EXERCISE: Will you output the lines between the ones holding "Rebuild this chart" and "214, 254, 346]", inclusive, exactly as they stand, and only those lines, with the pictures left out?

[Figure scripts]
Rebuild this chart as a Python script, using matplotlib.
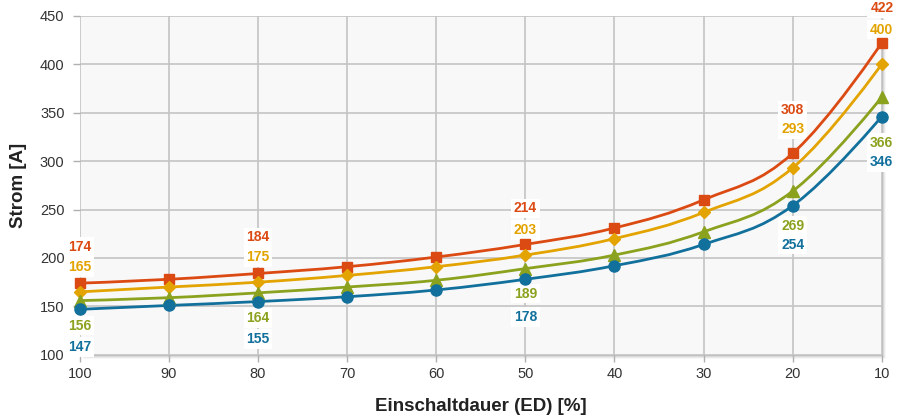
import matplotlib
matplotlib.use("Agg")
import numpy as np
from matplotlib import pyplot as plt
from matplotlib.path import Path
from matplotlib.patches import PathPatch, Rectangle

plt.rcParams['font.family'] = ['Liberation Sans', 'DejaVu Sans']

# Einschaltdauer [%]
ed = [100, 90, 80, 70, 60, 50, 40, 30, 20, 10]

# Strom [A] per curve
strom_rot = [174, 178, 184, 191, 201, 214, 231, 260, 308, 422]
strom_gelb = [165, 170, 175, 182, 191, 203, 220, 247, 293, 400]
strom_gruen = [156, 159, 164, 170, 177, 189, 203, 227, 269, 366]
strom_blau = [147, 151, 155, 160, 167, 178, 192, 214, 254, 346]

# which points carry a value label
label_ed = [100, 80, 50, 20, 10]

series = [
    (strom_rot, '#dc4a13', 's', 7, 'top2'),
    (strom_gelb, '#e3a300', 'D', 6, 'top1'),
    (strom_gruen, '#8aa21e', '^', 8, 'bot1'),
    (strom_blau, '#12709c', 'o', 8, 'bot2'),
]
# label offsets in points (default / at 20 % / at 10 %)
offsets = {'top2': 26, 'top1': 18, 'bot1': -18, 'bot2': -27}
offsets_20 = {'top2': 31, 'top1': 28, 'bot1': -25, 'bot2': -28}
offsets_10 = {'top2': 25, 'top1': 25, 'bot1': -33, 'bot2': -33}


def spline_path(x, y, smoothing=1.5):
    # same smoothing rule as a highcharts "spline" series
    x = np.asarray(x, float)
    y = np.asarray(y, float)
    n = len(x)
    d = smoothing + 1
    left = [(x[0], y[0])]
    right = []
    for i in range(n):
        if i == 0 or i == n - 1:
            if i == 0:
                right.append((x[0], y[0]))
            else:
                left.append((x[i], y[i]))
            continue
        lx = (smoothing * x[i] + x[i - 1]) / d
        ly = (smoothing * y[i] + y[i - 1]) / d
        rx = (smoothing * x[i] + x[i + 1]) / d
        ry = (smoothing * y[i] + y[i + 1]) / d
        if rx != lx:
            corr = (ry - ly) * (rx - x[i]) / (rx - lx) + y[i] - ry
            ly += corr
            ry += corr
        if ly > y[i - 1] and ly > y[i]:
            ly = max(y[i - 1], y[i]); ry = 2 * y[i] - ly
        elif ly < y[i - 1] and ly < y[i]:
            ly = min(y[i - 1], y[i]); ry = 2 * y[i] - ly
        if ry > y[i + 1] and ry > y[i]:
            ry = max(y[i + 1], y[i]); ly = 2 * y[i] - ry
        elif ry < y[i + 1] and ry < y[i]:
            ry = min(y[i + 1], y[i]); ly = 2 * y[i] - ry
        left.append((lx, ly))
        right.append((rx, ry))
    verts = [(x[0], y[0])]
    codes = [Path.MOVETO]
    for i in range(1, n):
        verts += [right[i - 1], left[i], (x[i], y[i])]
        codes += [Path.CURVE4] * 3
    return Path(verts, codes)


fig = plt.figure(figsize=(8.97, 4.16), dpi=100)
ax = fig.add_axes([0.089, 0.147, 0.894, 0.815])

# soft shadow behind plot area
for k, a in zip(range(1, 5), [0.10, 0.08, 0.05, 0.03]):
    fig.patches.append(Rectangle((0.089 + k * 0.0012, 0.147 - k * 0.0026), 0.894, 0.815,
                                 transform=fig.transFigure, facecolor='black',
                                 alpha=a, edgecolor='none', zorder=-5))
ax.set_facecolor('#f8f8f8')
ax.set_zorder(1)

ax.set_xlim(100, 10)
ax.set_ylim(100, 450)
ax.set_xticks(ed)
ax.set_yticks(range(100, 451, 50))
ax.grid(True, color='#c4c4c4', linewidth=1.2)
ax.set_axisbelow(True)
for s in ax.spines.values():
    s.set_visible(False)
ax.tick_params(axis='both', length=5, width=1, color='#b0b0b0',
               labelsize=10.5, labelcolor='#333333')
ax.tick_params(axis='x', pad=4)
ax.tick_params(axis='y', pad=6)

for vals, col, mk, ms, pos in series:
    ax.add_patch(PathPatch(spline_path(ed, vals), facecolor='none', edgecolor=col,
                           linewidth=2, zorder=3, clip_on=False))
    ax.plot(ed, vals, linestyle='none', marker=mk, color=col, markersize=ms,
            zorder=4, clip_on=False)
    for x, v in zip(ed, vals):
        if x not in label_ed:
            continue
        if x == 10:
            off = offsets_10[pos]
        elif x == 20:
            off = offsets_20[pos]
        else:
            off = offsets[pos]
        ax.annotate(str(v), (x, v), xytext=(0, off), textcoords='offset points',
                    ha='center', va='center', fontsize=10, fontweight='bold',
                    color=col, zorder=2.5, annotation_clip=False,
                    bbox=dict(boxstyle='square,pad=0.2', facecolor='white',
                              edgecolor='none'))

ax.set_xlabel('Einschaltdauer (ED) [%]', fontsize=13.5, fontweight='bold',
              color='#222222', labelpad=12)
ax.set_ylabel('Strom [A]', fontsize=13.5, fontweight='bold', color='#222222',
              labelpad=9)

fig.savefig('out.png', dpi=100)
---
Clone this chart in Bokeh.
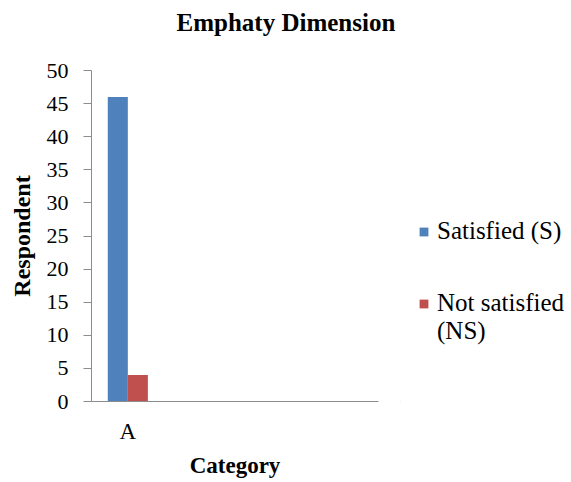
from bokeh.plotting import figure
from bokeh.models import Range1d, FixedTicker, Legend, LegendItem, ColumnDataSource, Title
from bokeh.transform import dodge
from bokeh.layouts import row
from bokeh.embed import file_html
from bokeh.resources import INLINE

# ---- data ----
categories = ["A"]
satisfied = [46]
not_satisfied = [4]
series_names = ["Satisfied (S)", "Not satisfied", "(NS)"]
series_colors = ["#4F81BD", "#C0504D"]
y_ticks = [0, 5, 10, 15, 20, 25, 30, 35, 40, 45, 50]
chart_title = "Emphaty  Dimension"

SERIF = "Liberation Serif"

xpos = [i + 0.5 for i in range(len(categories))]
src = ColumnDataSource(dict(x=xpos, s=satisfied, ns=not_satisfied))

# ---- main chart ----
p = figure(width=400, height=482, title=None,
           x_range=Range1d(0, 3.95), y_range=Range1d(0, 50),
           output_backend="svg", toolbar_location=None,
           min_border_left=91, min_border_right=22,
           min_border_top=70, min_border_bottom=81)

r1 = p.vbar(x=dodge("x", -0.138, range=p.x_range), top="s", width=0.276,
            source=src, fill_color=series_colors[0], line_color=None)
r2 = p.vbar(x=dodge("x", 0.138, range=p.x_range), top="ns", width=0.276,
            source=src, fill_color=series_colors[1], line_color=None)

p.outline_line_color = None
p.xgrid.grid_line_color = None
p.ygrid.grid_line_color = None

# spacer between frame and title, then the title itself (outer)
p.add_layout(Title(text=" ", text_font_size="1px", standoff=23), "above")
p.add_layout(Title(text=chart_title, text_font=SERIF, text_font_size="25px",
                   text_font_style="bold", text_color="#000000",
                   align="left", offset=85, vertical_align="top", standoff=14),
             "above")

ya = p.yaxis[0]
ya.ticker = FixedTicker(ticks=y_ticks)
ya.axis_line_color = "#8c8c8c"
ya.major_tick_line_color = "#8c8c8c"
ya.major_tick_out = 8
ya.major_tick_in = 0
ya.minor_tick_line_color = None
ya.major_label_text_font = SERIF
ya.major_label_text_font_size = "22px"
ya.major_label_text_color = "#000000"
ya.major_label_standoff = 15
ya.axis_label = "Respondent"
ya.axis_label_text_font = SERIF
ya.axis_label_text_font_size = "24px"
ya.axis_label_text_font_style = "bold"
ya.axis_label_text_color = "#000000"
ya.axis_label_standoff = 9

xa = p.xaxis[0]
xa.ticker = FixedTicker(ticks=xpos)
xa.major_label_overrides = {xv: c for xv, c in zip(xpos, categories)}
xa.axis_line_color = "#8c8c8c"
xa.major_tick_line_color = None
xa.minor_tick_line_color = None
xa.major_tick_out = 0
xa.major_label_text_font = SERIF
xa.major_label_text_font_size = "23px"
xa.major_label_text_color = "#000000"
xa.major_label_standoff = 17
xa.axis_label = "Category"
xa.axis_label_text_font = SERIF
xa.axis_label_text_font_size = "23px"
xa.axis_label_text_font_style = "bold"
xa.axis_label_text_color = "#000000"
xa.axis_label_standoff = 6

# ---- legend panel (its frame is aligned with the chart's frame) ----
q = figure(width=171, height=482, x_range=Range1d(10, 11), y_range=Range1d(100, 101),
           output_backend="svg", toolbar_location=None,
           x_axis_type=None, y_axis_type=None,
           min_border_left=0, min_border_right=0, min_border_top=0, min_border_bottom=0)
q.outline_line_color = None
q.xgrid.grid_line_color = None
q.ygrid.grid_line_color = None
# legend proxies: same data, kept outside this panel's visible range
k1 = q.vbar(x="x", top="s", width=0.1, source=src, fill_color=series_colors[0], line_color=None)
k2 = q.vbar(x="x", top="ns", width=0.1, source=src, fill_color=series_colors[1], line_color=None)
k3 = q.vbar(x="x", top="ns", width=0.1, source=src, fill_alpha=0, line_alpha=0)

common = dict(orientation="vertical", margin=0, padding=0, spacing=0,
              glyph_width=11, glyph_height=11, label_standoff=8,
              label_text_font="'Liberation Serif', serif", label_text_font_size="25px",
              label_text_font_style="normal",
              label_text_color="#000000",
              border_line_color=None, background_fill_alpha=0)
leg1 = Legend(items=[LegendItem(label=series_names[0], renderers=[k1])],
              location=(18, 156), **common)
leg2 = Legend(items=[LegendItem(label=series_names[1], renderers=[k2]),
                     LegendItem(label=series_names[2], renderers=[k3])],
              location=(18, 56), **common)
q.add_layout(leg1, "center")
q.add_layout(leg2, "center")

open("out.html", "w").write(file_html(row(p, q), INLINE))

EXERCISE OUTPUT:
Rebuild this chart as a Python script, using matplotlib.
import matplotlib
matplotlib.use("Agg")
import numpy as np
from matplotlib import pyplot as plt
from matplotlib.path import Path
from matplotlib.patches import PathPatch, Rectangle

plt.rcParams['font.family'] = ['Liberation Sans', 'DejaVu Sans']

# Einschaltdauer [%]
ed = [100, 90, 80, 70, 60, 50, 40, 30, 20, 10]

# Strom [A] per curve
strom_rot = [174, 178, 184, 191, 201, 214, 231, 260, 308, 422]
strom_gelb = [165, 170, 175, 182, 191, 203, 220, 247, 293, 400]
strom_gruen = [156, 159, 164, 170, 177, 189, 203, 227, 269, 366]
strom_blau = [147, 151, 155, 160, 167, 178, 192, 214, 254, 346]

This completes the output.